10.06.2020 par LMV
num.300 juillet-août 2020 p.10
Des pistes cyclables pour « un avenir décarbonisé »

Ce sont là les mots que Delphine Klopfenstein Broggini a choisis pour terminer le texte qu’elle a ensuite déposée comme motion auprès du Conseil National le 4 mai 2020. Cette élue du parti des Vert.e.s, habitante de Versoix, veut « assurer la distanciation physique dans les déplacements » en chargeant le Conseil fédéral de « créer un cadre légal » permettant aux cantons de mettre d’avantage en avant le cyclisme pendant la crise du Covid-19. Dans un climat tendu autour de la question des nouvelles bandes cyclables établies par le Conseil d’Etat le 13 mai 2020 à Genève, le Versoix-Région a recueilli ses arguments et ses impressions.

Delphine Klopfenstein Broggini ne s’en cache pas: « Je ne dirais pas que c’est opportuniste, mais plutôt que c'est une opportunité. Cette crise représente un moment d’apprentissage énorme. Nous sommes confrontés aux limites de notre système. » Ses motivations sont claires et avant tout écologiques. « C’est la bonne occasion de faire des changements durables. Le vélo et la marche à pied sont des solutions à la fragilité de notre système. »

Si sa motion est acceptée, le Conseil fédéral devra permettre une plus grande marge de manoeuvre aux cantons afin que ceux-ci puissent adapter plus facilement et rapidement le réseau routier à un afflux de cyclistes. Cela entrainera vraisemblablement plus de prises d’initiatives et le développement de mesures comme celles établies le 13 mai à Genève. Ces modifications sur les routes du canton ont fait couler beaucoup d’encre dans les deux camps.
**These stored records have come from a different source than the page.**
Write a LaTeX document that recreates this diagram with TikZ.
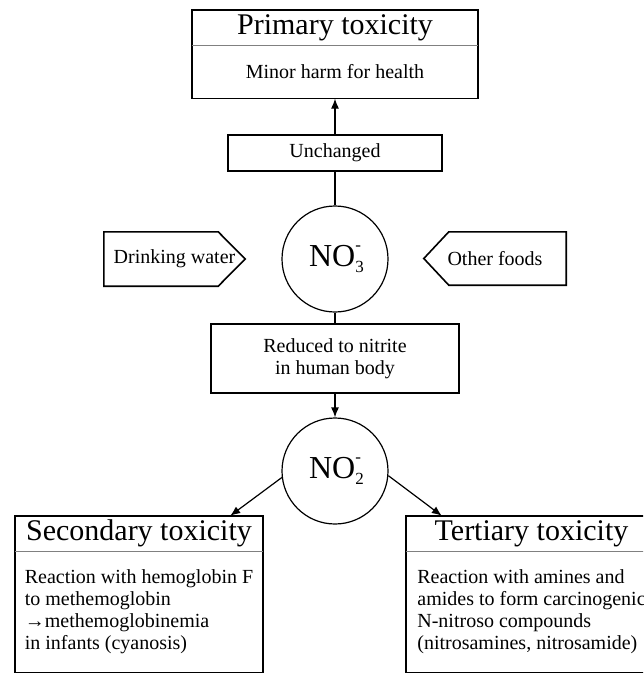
\documentclass[tikz,border=0pt]{standalone}
\usepackage{fontspec}
\setmainfont{Liberation Serif}
\usepackage{tikz}
\usetikzlibrary{arrows.meta, positioning}

\newcommand{\nitro}[1]{NO\rlap{\raisebox{-6pt}{\fontsize{17}{17}\selectfont #1}}\raisebox{16pt}{\fontsize{17}{17}\selectfont -}}

\begin{document}
\begin{tikzpicture}[
    x=1pt, y=-1pt,
    title/.style={inner sep=0pt, minimum height=35pt, font=\fontsize{30}{32}\selectfont},
    body/.style={inner sep=0pt, align=left, font=\fontsize{20}{22}\selectfont},
    box/.style={draw, line width=1.6pt, inner sep=0pt, align=center, font=\fontsize{20}{22}\selectfont},
    ion/.style={draw, circle, line width=1.2pt, minimum size=106pt, inner sep=0pt,
               font=\fontsize{32}{34}\selectfont},
    src/.style={inner sep=0pt, minimum height=54pt, font=\fontsize{20}{22}\selectfont},
    frame/.style={line width=1.6pt},
    split/.style={line width=0.8pt, draw=gray},
    link/.style={line width=1.2pt},
    arrow/.style={-{Latex[length=10pt,width=8pt]}, line width=1.2pt}
]
\useasboundingbox (0,0) rectangle (643,675);
\clip (0,0) rectangle (643,675);

\node[title, minimum width=286pt] (prim) at (335,27.5) {Primary toxicity};
\node[body, minimum width=286pt, minimum height=53pt, below=0pt of prim] (primtxt) {Minor harm for health};
\draw[frame] (prim.north west) rectangle (primtxt.south east);
\draw[split] (prim.south west) -- (prim.south east);

\node[box, minimum width=214pt, minimum height=36pt] (unch) at (335,153) {Unchanged};
\node[ion] (no3) at (335,259) {\nitro{3}};

% intake sources
\node[src, minimum width=141pt] (drink) at (174.5,259) {Drinking water};
\draw[frame] (drink.north west) -- ([xshift=-27pt]drink.north east) -- (drink.east)
    -- ([xshift=-27pt]drink.south east) -- (drink.south west) -- cycle;
\node[src, minimum width=142pt, minimum height=53pt] (food) at (495,258.5) {Other foods};
\draw[frame] (food.west) -- ([xshift=25pt]food.north west) -- (food.north east)
    -- (food.south east) -- ([xshift=25pt]food.south west) -- cycle;

\node[box, minimum width=248pt, minimum height=69pt] (red) at (335,358.5) {Reduced to nitrite\\in human body};
\node[ion] (no2) at (335,471) {\nitro{2}};

\node[title, minimum width=248pt] (sec) at (139,533.5) {Secondary toxicity};
\node[body, minimum width=248pt, minimum height=121pt, below=0pt of sec] (sectxt)
    {Reaction with hemoglobin F\\to methemoglobin\\→methemoglobinemia\\in infants (cyanosis)};
\draw[frame] (sec.north west) rectangle (sectxt.south east);
\draw[split] (sec.south west) -- (sec.south east);

\node[title, minimum width=251pt] (ter) at (531.5,533.5) {Tertiary toxicity};
\node[body, minimum width=251pt, minimum height=121pt, below=0pt of ter] (tertxt)
    {Reaction with amines and\\amides to form carcinogenic\\N-nitroso compounds\\(nitrosamines, nitrosamide)};
\draw[frame] (ter.north west) rectangle (tertxt.south east);
\draw[split] (ter.south west) -- (ter.south east);

\draw[arrow] (unch) -- (primtxt);
\draw[link] (no3) -- (unch);
\draw[link] (no3) -- (red);
\draw[arrow] (red) -- (no2);
\draw[arrow] (no2.187) -- ([xshift=-33pt]sec.north east);
\draw[arrow] (no2.-5) -- ([xshift=36pt]ter.north west);
\end{tikzpicture}
\end{document}
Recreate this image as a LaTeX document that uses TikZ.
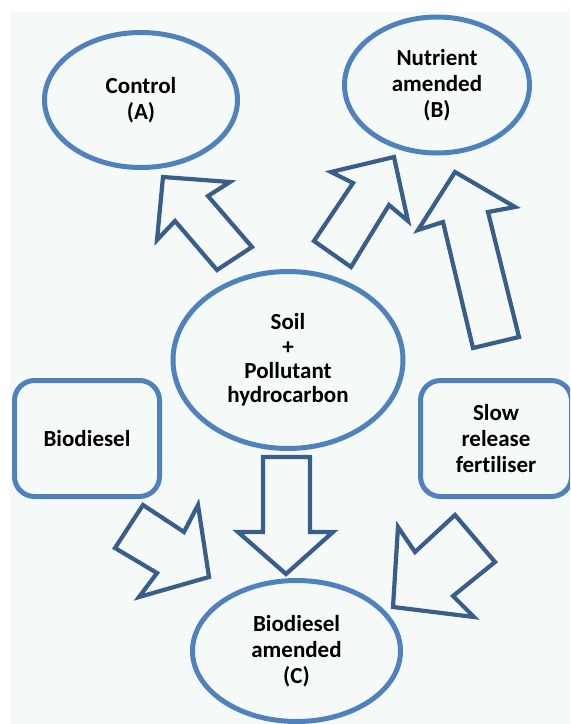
\documentclass[tikz,border=0pt]{standalone}
\usepackage{fontspec}
\setmainfont{Carlito}[Ligatures={NoCommon}]
\usepackage{tikz}
\usetikzlibrary{shapes.geometric}
\definecolor{ovalblue}{RGB}{79,129,189}
\definecolor{arrowblue}{RGB}{58,94,140}
\definecolor{paper}{RGB}{245,250,248}
\tikzset{
	labeltext/.style={font=\bfseries\fontsize{11.5}{13}\selectfont, align=center},
	oval/.style={ellipse, draw=ovalblue, line width=2.5pt, inner sep=0pt, labeltext},
	roundbox/.style={rectangle, rounded corners=10pt, draw=ovalblue, line width=2.5pt, inner sep=0pt, labeltext},
	blockarrow/.style={draw=arrowblue, line width=2.1pt, line join=miter, fill=paper}
}

\begin{document}
\begin{tikzpicture}[x=0.5pt,y=-0.5pt]
	\useasboundingbox (0,0) rectangle (570,724);
	\clip (0,0) rectangle (570,724);
	\fill[paper] (10,12) rectangle (570,724);
	\node[oval, minimum width=96.5pt, minimum height=67.5pt] (ctrl) at (141,100) {Control\\(A)};
	\node[oval, minimum width=92.5pt, minimum height=68pt] (nutr) at (437,85) {Nutrient\\amended\\(B)};
	\node[oval, minimum width=115pt, minimum height=88.5pt, font=\bfseries\fontsize{11.5}{12.2}\selectfont] (soil) at (288,360) {Soil\\+\\Pollutant\\hydrocarbon};
	\node[roundbox, minimum width=72.5pt, minimum height=58pt] (bio) at (87,438.5) {Biodiesel};
	\node[roundbox, minimum width=75.5pt, minimum height=58pt] (slow) at (496,438.5) {Slow\\release\\fertiliser};
	\node[oval, minimum width=104pt, minimum height=70.5pt] (amend) at (296.5,651) {Biodiesel\\amended\\(C)};
	\draw[blockarrow] (163,177) -- (230,182) -- (208,196) -- (252,247) -- (217,270) -- (175,221) -- (157,240) -- cycle;
	\draw[blockarrow] (394,157) -- (408,221) -- (389,205) -- (351,267) -- (314,241) -- (353,183) -- (331,172) -- cycle;
	\draw[blockarrow] (455,172) -- (515,207) -- (488,212) -- (519,337) -- (473,348) -- (443,222) -- (418,230) -- cycle;
	\draw[blockarrow] (263,457) -- (310,457) -- (310,532) -- (333,532) -- (286,574) -- (238,532) -- (263,532) -- cycle;
	\draw[blockarrow] (143,505) -- (184,532) -- (198,505) -- (209,577) -- (139,597) -- (157,573) -- (115,548) -- cycle;
	\draw[blockarrow] (393,607) -- (398,527) -- (415,552) -- (455,515) -- (495,562) -- (453,596) -- (474,617) -- cycle;
\end{tikzpicture}
\end{document}
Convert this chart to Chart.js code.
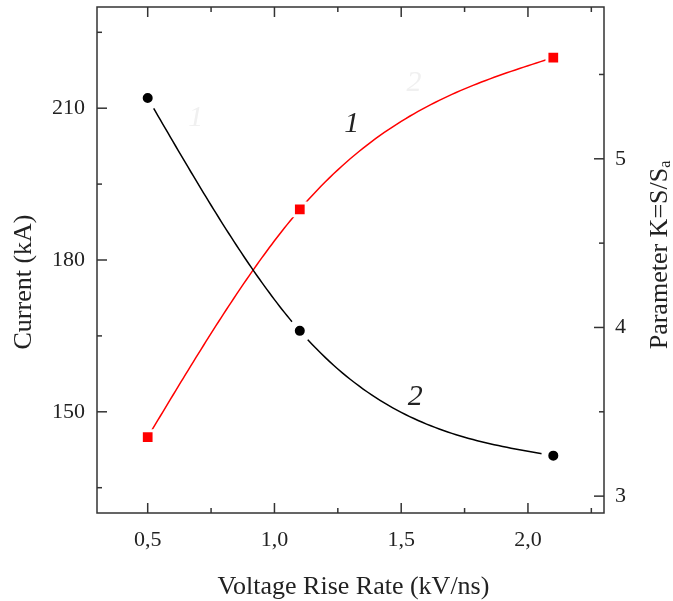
<!DOCTYPE html>
<html>
<head>
<meta charset="utf-8">
<script src="https://cdn.jsdelivr.net/npm/chart.js"></script>
<style>
  body { margin: 0; background: #fff; }
  #wrap { width: 673px; height: 601px; }
</style>
</head>
<body>
<div id="wrap"><canvas id="myChart" width="673" height="601"></canvas></div>
<script>
// dati
const rate = [0.5, 1.1, 2.1];            // kV/ns
const current = [145, 190, 220];         // kA (curva 1, rossa)
const paramK = [5.36, 3.98, 3.24];       // K=S/Sa (curva 2, nera)

const xTicks = [0.5, 1.0, 1.5, 2.0];
const xMinor = [0.75, 1.25, 1.75, 2.25];
const yTicks = [150, 180, 210];
const yMinor = [135, 165, 195, 225];
const kTicks = [3, 4, 5];
const kMinor = [3.5, 4.5, 5.5];

const serif = "'Liberation Serif', 'DejaVu Serif', serif";
const axisColor = "#333";

// etichette delle curve (posizioni in unità dati)
const curveLabels = [
  { text: "1", x: 1.305, y: 206.8, color: "#222" },
  { text: "2", x: 1.555, y: 153.0, color: "#222" },
  { text: "1", x: 0.69, y: 208, color: "#f0f0f0" },
  { text: "2", x: 1.55, y: 215, color: "#f0f0f0" }
];

// spline cubica naturale: derivate seconde nei nodi
const splineM = function (xs, ys) {
  const n = xs.length;
  const M = new Array(n).fill(0);
  if (n < 3) return M;
  const a = [], b = [], c = [], d = [];
  for (let i = 1; i < n - 1; i++) {
    const h0 = xs[i] - xs[i - 1], h1 = xs[i + 1] - xs[i];
    a.push(h0);
    b.push(2 * (h0 + h1));
    c.push(h1);
    d.push(6 * ((ys[i + 1] - ys[i]) / h1 - (ys[i] - ys[i - 1]) / h0));
  }
  // thomas
  for (let i = 1; i < b.length; i++) {
    const w = a[i] / b[i - 1];
    b[i] -= w * c[i - 1];
    d[i] -= w * d[i - 1];
  }
  const sol = new Array(b.length);
  for (let i = b.length - 1; i >= 0; i--) {
    sol[i] = (d[i] - (i < b.length - 1 ? c[i] * sol[i + 1] : 0)) / b[i];
  }
  for (let i = 1; i < n - 1; i++) M[i] = sol[i - 1];
  return M;
};

const splinePlugin = {
  id: "spline",
  beforeDatasetsDraw(chart) {
    const ctx = chart.ctx;
    const sx = chart.scales.x;
    ctx.save();
    chart.data.datasets.forEach(ds => {
      const sy = chart.scales[ds.yAxisID];
      const xs = ds.data.map(p => p.x), ys = ds.data.map(p => p.y);
      const M = splineM(xs, ys);
      ctx.beginPath();
      ctx.strokeStyle = ds.borderColor;
      ctx.lineWidth = 1.5;
      ctx.lineJoin = "round";
      for (let i = 0; i < xs.length - 1; i++) {
        const h = xs[i + 1] - xs[i];
        const steps = 60;
        for (let s = 0; s <= steps; s++) {
          const x = xs[i] + h * s / steps;
          const A = xs[i + 1] - x, B = x - xs[i];
          const y = M[i] * A * A * A / (6 * h) + M[i + 1] * B * B * B / (6 * h) +
            (ys[i] / h - M[i] * h / 6) * A + (ys[i + 1] / h - M[i + 1] * h / 6) * B;
          const px = sx.getPixelForValue(x), py = sy.getPixelForValue(y);
          if (i === 0 && s === 0) ctx.moveTo(px, py); else ctx.lineTo(px, py);
        }
      }
      ctx.stroke();
    });
    ctx.restore();
  }
};

// cornice, tacche interne e titoli
const framePlugin = {
  id: "frame",
  afterDraw(chart) {
    const ctx = chart.ctx;
    const a = chart.chartArea;
    const sx = chart.scales.x, sy = chart.scales.y, sk = chart.scales.y1;
    ctx.save();
    ctx.strokeStyle = axisColor;
    ctx.lineWidth = 1.5;
    ctx.strokeRect(a.left, a.top, a.right - a.left, a.bottom - a.top);

    const tick = function (x1, y1, x2, y2) {
      ctx.beginPath();
      ctx.moveTo(x1, y1);
      ctx.lineTo(x2, y2);
      ctx.stroke();
    };
    xTicks.forEach(v => {
      const px = sx.getPixelForValue(v);
      tick(px, a.bottom, px, a.bottom - 10);
      tick(px, a.top, px, a.top + 10);
    });
    xMinor.forEach(v => {
      const px = sx.getPixelForValue(v);
      tick(px, a.bottom, px, a.bottom - 5);
      tick(px, a.top, px, a.top + 5);
    });
    yTicks.forEach(v => {
      const py = sy.getPixelForValue(v);
      tick(a.left, py, a.left + 10, py);
    });
    yMinor.forEach(v => {
      const py = sy.getPixelForValue(v);
      tick(a.left, py, a.left + 5, py);
    });
    kTicks.forEach(v => {
      const py = sk.getPixelForValue(v);
      tick(a.right, py, a.right - 10, py);
    });
    kMinor.forEach(v => {
      const py = sk.getPixelForValue(v);
      tick(a.right, py, a.right - 5, py);
    });

    // titoli degli assi
    ctx.fillStyle = "#222";
    ctx.font = "26px " + serif;
    ctx.textAlign = "center";
    ctx.textBaseline = "middle";
    ctx.fillText("Voltage Rise Rate (kV/ns)", (a.left + a.right) / 2 + 3, 587);

    ctx.save();
    ctx.translate(24, 282);
    ctx.rotate(-Math.PI / 2);
    ctx.fillText("Current (kA)", 0, 0);
    ctx.restore();

    // titolo destro con pedice
    ctx.save();
    ctx.translate(660, 255);
    ctx.rotate(-Math.PI / 2);
    const main = "Parameter K=S/S";
    ctx.font = "26px " + serif;
    const w1 = ctx.measureText(main).width;
    ctx.font = "16px " + serif;
    const w2 = ctx.measureText("a").width;
    const start = -(w1 + w2) / 2;
    ctx.textAlign = "left";
    ctx.font = "26px " + serif;
    ctx.fillText(main, start, 0);
    ctx.font = "16px " + serif;
    ctx.fillText("a", start + w1, 6);
    ctx.restore();

    // numeri delle curve
    ctx.font = "italic 30px " + serif;
    ctx.textAlign = "center";
    curveLabels.forEach(l => {
      ctx.fillStyle = l.color;
      ctx.fillText(l.text, sx.getPixelForValue(l.x), sy.getPixelForValue(l.y));
    });
    ctx.restore();
  }
};

const noPad = function (s) {
  s.paddingTop = 0;
  s.paddingBottom = 0;
  s.paddingLeft = 0;
  s.paddingRight = 0;
};

const ctx = document.getElementById("myChart");

new Chart(ctx, {
  type: "line",
  data: {
    datasets: [
      {
        label: "Current",
        data: rate.map((x, i) => ({ x: x, y: current[i] })),
        yAxisID: "y",
        borderColor: "#ff0000",
        showLine: false,
        pointStyle: "rect",
        pointRadius: 9,
        pointBackgroundColor: "#ff0000",
        pointBorderColor: "#ffffff",
        pointBorderWidth: 3
      },
      {
        label: "K",
        data: rate.map((x, i) => ({ x: x, y: paramK[i] })),
        yAxisID: "y1",
        borderColor: "#000000",
        showLine: false,
        pointStyle: "circle",
        pointRadius: 8.5,
        pointBackgroundColor: "#000000",
        pointBorderColor: "#ffffff",
        pointBorderWidth: 7
      }
    ]
  },
  options: {
    responsive: false,
    animation: false,
    devicePixelRatio: 1,
    layout: { autoPadding: false, padding: { top: 7, right: 0, bottom: 0, left: 0 } },
    plugins: {
      legend: { display: false },
      tooltip: { enabled: false }
    },
    scales: {
      x: {
        type: "linear",
        min: 0.3,
        max: 2.3,
        grid: { display: false, drawTicks: false },
        border: { display: false },
        afterBuildTicks: s => { s.ticks = xTicks.map(v => ({ value: v })); },
        afterFit: s => { s.height = 88; noPad(s); },
        ticks: {
          padding: 14,
          color: "#222",
          font: { family: serif, size: 22 },
          callback: v => v.toFixed(1).replace(".", ",")
        }
      },
      y: {
        position: "left",
        min: 130,
        max: 230,
        grid: { display: false, drawTicks: false },
        border: { display: false },
        afterBuildTicks: s => { s.ticks = yTicks.map(v => ({ value: v })); },
        afterFit: s => { s.width = 97; noPad(s); },
        ticks: {
          padding: 12,
          color: "#222",
          font: { family: serif, size: 22 },
          callback: v => String(v)
        }
      },
      y1: {
        position: "right",
        min: 2.9,
        max: 5.9,
        grid: { display: false, drawTicks: false },
        border: { display: false },
        afterBuildTicks: s => { s.ticks = kTicks.map(v => ({ value: v })); },
        afterFit: s => { s.width = 69; noPad(s); },
        ticks: {
          padding: 11,
          color: "#222",
          font: { family: serif, size: 22 },
          callback: v => String(v)
        }
      }
    }
  },
  plugins: [splinePlugin, framePlugin]
});
</script>
</body>
</html>
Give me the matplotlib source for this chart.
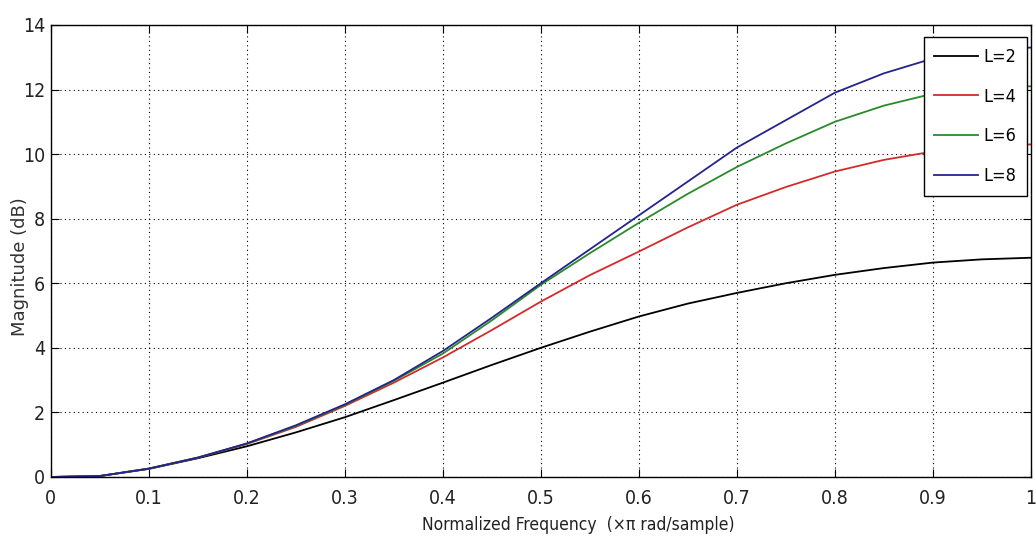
import matplotlib.pyplot as plt
import numpy as np

# normalisierte Frequenz (x pi rad/sample)
freq = [0, 0.05, 0.1, 0.15, 0.2, 0.25, 0.3, 0.35, 0.4, 0.45, 0.5,
        0.55, 0.6, 0.65, 0.7, 0.75, 0.8, 0.85, 0.9, 0.95, 1.0]

# Betrag in dB
mag_l2 = [0, 0.03, 0.25, 0.58, 0.95, 1.38, 1.85, 2.38, 2.92, 3.47, 4.0,
          4.5, 4.97, 5.37, 5.7, 6.0, 6.26, 6.47, 6.64, 6.74, 6.79]
mag_l4 = [0, 0.03, 0.26, 0.6, 1.02, 1.55, 2.2, 2.92, 3.7, 4.55, 5.43,
          6.25, 6.98, 7.73, 8.43, 8.98, 9.46, 9.82, 10.08, 10.22, 10.3]
mag_l6 = [0, 0.03, 0.26, 0.6, 1.03, 1.58, 2.23, 2.98, 3.82, 4.85, 5.95,
          6.93, 7.87, 8.77, 9.6, 10.33, 11.0, 11.5, 11.87, 12.05, 12.1]
mag_l8 = [0, 0.03, 0.26, 0.6, 1.04, 1.6, 2.25, 3.0, 3.9, 4.93, 6.0,
          7.05, 8.1, 9.15, 10.2, 11.05, 11.9, 12.5, 12.96, 13.2, 13.3]

labels = ["L=2", "L=4", "L=6", "L=8"]
colors = ["black", "#d42a2a", "#2a8a2a", "#24248c"]

fig = plt.figure(figsize=(10.36, 5.54), dpi=100)
ax = fig.add_axes([0.049, 0.139, 0.946, 0.816])

for mag, lab, col in zip([mag_l2, mag_l4, mag_l6, mag_l8], labels, colors):
    ax.plot(freq, mag, color=col, linewidth=1.3, label=lab)

ax.set_xlim(0, 1)
ax.set_ylim(0, 14)
ax.set_xticks(np.arange(0, 1.01, 0.1))
ax.set_xticklabels(["0", "0.1", "0.2", "0.3", "0.4", "0.5",
                    "0.6", "0.7", "0.8", "0.9", "1"])
ax.set_yticks(range(0, 15, 2))

ax.grid(True, color="black", linestyle=(0, (1, 3)), linewidth=0.8)
ax.tick_params(direction="in", top=True, right=True, length=6,
               labelsize=14, color="black", labelcolor="#222222")
ax.tick_params(axis="x", pad=9)
ax.tick_params(axis="y", pad=4)
for lbl in ax.get_xticklabels() + ax.get_yticklabels():
    lbl.set_family("DejaVu Sans")
    lbl.set_stretch("condensed")
for sp in ax.spines.values():
    sp.set_linewidth(1.0)

ax.set_xlabel("Normalized Frequency  (\u00d7\u03c0 rad/sample)",
              family="DejaVu Sans", stretch="condensed", fontsize=12.5,
              color="#222222")
ax.xaxis.set_label_coords(0.538, -0.086)
ax.set_ylabel("Magnitude (dB)", family="DejaVu Sans", fontsize=13,
              color="#333333")
ax.yaxis.set_label_coords(-0.022, 0.465)

leg = ax.legend(loc="upper right", bbox_to_anchor=(0.996, 0.973),
                borderaxespad=0, fancybox=False, framealpha=1,
                edgecolor="black", handlelength=2.4, handletextpad=0.3,
                labelspacing=1.2, borderpad=0.6,
                prop={"family": "DejaVu Sans", "stretch": "condensed",
                      "size": 13})
leg.get_frame().set_linewidth(1.0)

fig.savefig("out.png", dpi=100)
« C’est une bonne nouvelle ce qui se passe à Genève ! On le voit bien, le PLR est déchiré sur la question. On doit trouver des solutions ambitieuses et ces aménagements amènent vraiment du changement. » La conseillère nationale se réjouit presque de la polémique amenée par ces bandes cyclables à l’essai. Elle admet néanmoins que l’exécution a peut-être été un peu rapide et que certains traçages nécessitent une réflexion plus poussée. « Mais grâce à ce côté provocateur, elles ont fait parler d’elles. On doit prendre parfois des initiatives un peu extrêmes pour faire bouger les choses. » Pour elle, il n’y a aucun doute. Il faut repenser l’entièreté du système au plus vite, rendre les bandes cyclables permanentes et en dessiner d’autres. « Il y a une grande tradition automobile à Genève qu’il faut changer. On est à la traine. »

Dans le texte de la motion, elle donne l’exemple de plusieurs villes qui ont décidé d’élargir leurs réseaux de bandes cyclables en réponse à la crise du coronavirus. Les mots de Claudia Lopez, maire de Bogotá, sont cités directement: «Le vélo, en tant que moyen de transport individuel, représente l'une des alternatives les plus hygiéniques pour la prévention du virus, en particulier dans cette première étape préventive où il est recommandé d'éviter les contacts étroits et les foules ». D’après le journal Libération, le réseau cyclable de cette métropole de plus de 8 millions d’habitants compte déjà 540 kilomètres et fait l’objet de 880 000 voyages par jour en temps normal. En plus de cela, le dimanche venu, plusieurs des grands axes sont totalement fermés aux voitures entre 7h et 14h pour permettre aux citadins de se promener et faire de l’exercice. « Des mesures sont prises dans des grandes villes mais à Genève, alors que la moyenne des déplacements est d’à peine 3km, on a du mal à faire bouger les choses. »

Interrogée sur les nouveaux traçages à Versoix, Delphine Klopfenstein Broggini ne se dit pas satisfaite. « Il faut comprendre quelque chose: les cyclistes pédalent ! N’importe quel détour ou montée à franchir peut être dissuasif. Il faut prendre cela en compte lorsque l’on pense à l’aménagement routier. Depuis Versoix, on pourrait par exemple suivre les rails pour se rendre en ville. C’est beaucoup plus direct. »

Au cours de l’entretien, la conseillère nationale a exposé une équation simple: « Si l’on crée plus de bandes cyclables, les cyclistes se sentiront plus à l’aise sur la route. S’ils se sentent plus à l’aise sur la route, ils prendront plus le vélo. Plus de personnes qui prennent le vélo implique moins de voitures sur la route. Au final, en redistribuant l’espace attribué aux voitures, on peut faire diminuer les bouchons. Il faut considérer le cyclisme comme un vrai interlocuteur. » Le Conseil National suivra-t-il ce schéma ? L’accueil qu’il réservera à cette motion sera un bon moyen d’évaluer l’étendue de la vague verte à Berne.